▸ Available data
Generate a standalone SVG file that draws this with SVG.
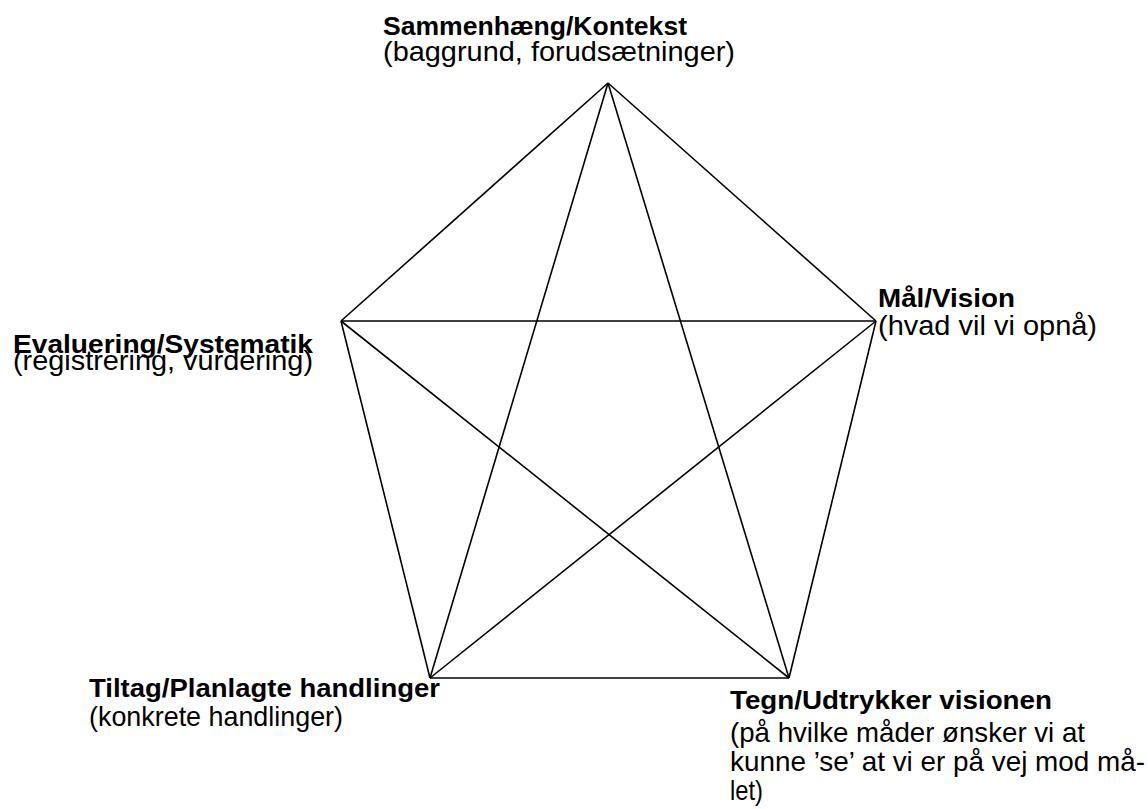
<svg xmlns="http://www.w3.org/2000/svg" width="1148" height="809" viewBox="0 0 1148 809">
<style>
.b{font-family:"Liberation Sans",Arial,sans-serif;font-weight:bold;font-size:26px;fill:#000}
.r{font-family:"Liberation Sans",Arial,sans-serif;font-size:28px;fill:#000}
.l{stroke:#000;stroke-width:1.6;fill:none}
</style>
<rect width="1148" height="809" fill="#fff"/>
<g id="connectors" class="l">
<line x1="608" y1="83" x2="876" y2="321"/>
<line x1="876" y1="321" x2="789" y2="678"/>
<line x1="789" y1="678" x2="430" y2="678"/>
<line x1="430" y1="678" x2="341" y2="321"/>
<line x1="341" y1="321" x2="608" y2="83"/>
<line x1="608" y1="83" x2="789" y2="678"/>
<line x1="608" y1="83" x2="430" y2="678"/>
<line x1="341" y1="321" x2="876" y2="321"/>
<line x1="341" y1="321" x2="789" y2="678"/>
<line x1="876" y1="321" x2="430" y2="678"/>
</g>
<g id="node-top"><text class="b" x="383" y="35" textLength="304" lengthAdjust="spacingAndGlyphs">Sammenhæng/Kontekst</text><text class="r" x="383" y="61" textLength="352" lengthAdjust="spacingAndGlyphs">(baggrund, forudsætninger)</text></g>
<g id="node-right"><text class="b" x="878" y="307" textLength="137" lengthAdjust="spacingAndGlyphs">Mål/Vision</text><text class="r" x="878" y="335" textLength="219" lengthAdjust="spacingAndGlyphs">(hvad vil vi opnå)</text></g>
<g id="node-left"><text class="b" x="13" y="353" textLength="300" lengthAdjust="spacingAndGlyphs">Evaluering/Systematik</text><text class="r" x="13" y="370" textLength="300" lengthAdjust="spacingAndGlyphs">(registrering, vurdering)</text></g>
<g id="node-bottomleft"><text class="b" x="89" y="697" textLength="351" lengthAdjust="spacingAndGlyphs">Tiltag/Planlagte handlinger</text><text class="r" x="89" y="726" textLength="254" lengthAdjust="spacingAndGlyphs">(konkrete handlinger)</text></g>
<g id="node-bottomright"><text class="b" x="730" y="709" textLength="322" lengthAdjust="spacingAndGlyphs">Tegn/Udtrykker visionen</text><text class="r" x="730" y="742" textLength="355" lengthAdjust="spacingAndGlyphs">(på hvilke måder ønsker vi at</text><text class="r" x="730" y="771" textLength="415" lengthAdjust="spacingAndGlyphs">kunne ’se’ at vi er på vej mod må-</text><text class="r" x="730" y="800" textLength="33" lengthAdjust="spacingAndGlyphs">let)</text></g>
</svg>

▸ Written request
Pictures are to be left out; repeat all the remaining data exactly.

▸ Task answer
Generate a standalone SVG file that draws this with SVG.
<svg xmlns="http://www.w3.org/2000/svg" width="1148" height="809" viewBox="0 0 1148 809">
<style>
.b{font-family:"Liberation Sans",Arial,sans-serif;font-weight:bold;font-size:26px;fill:#000}
.r{font-family:"Liberation Sans",Arial,sans-serif;font-size:28px;fill:#000}
.l{stroke:#000;stroke-width:1.6;fill:none}
</style>
<rect width="1148" height="809" fill="#fff"/>
<g id="connectors" class="l">
<line x1="608" y1="83" x2="876" y2="321"/>
<line x1="876" y1="321" x2="789" y2="678"/>
<line x1="789" y1="678" x2="430" y2="678"/>
<line x1="430" y1="678" x2="341" y2="321"/>
<line x1="341" y1="321" x2="608" y2="83"/>
<line x1="608" y1="83" x2="789" y2="678"/>
<line x1="608" y1="83" x2="430" y2="678"/>
<line x1="341" y1="321" x2="876" y2="321"/>
<line x1="341" y1="321" x2="789" y2="678"/>
<line x1="876" y1="321" x2="430" y2="678"/>
</g>
<g id="node-top"><text class="b" x="383" y="35" textLength="304" lengthAdjust="spacingAndGlyphs">Sammenhæng/Kontekst</text><text class="r" x="383" y="61" textLength="352" lengthAdjust="spacingAndGlyphs">(baggrund, forudsætninger)</text></g>
<g id="node-right"><text class="b" x="878" y="307" textLength="137" lengthAdjust="spacingAndGlyphs">Mål/Vision</text><text class="r" x="878" y="335" textLength="219" lengthAdjust="spacingAndGlyphs">(hvad vil vi opnå)</text></g>
<g id="node-left"><text class="b" x="13" y="353" textLength="300" lengthAdjust="spacingAndGlyphs">Evaluering/Systematik</text><text class="r" x="13" y="370" textLength="300" lengthAdjust="spacingAndGlyphs">(registrering, vurdering)</text></g>
<g id="node-bottomleft"><text class="b" x="89" y="697" textLength="351" lengthAdjust="spacingAndGlyphs">Tiltag/Planlagte handlinger</text><text class="r" x="89" y="726" textLength="254" lengthAdjust="spacingAndGlyphs">(konkrete handlinger)</text></g>
<g id="node-bottomright"><text class="b" x="730" y="709" textLength="322" lengthAdjust="spacingAndGlyphs">Tegn/Udtrykker visionen</text><text class="r" x="730" y="742" textLength="355" lengthAdjust="spacingAndGlyphs">(på hvilke måder ønsker vi at</text><text class="r" x="730" y="771" textLength="415" lengthAdjust="spacingAndGlyphs">kunne ’se’ at vi er på vej mod må-</text><text class="r" x="730" y="800" textLength="33" lengthAdjust="spacingAndGlyphs">let)</text></g>
</svg>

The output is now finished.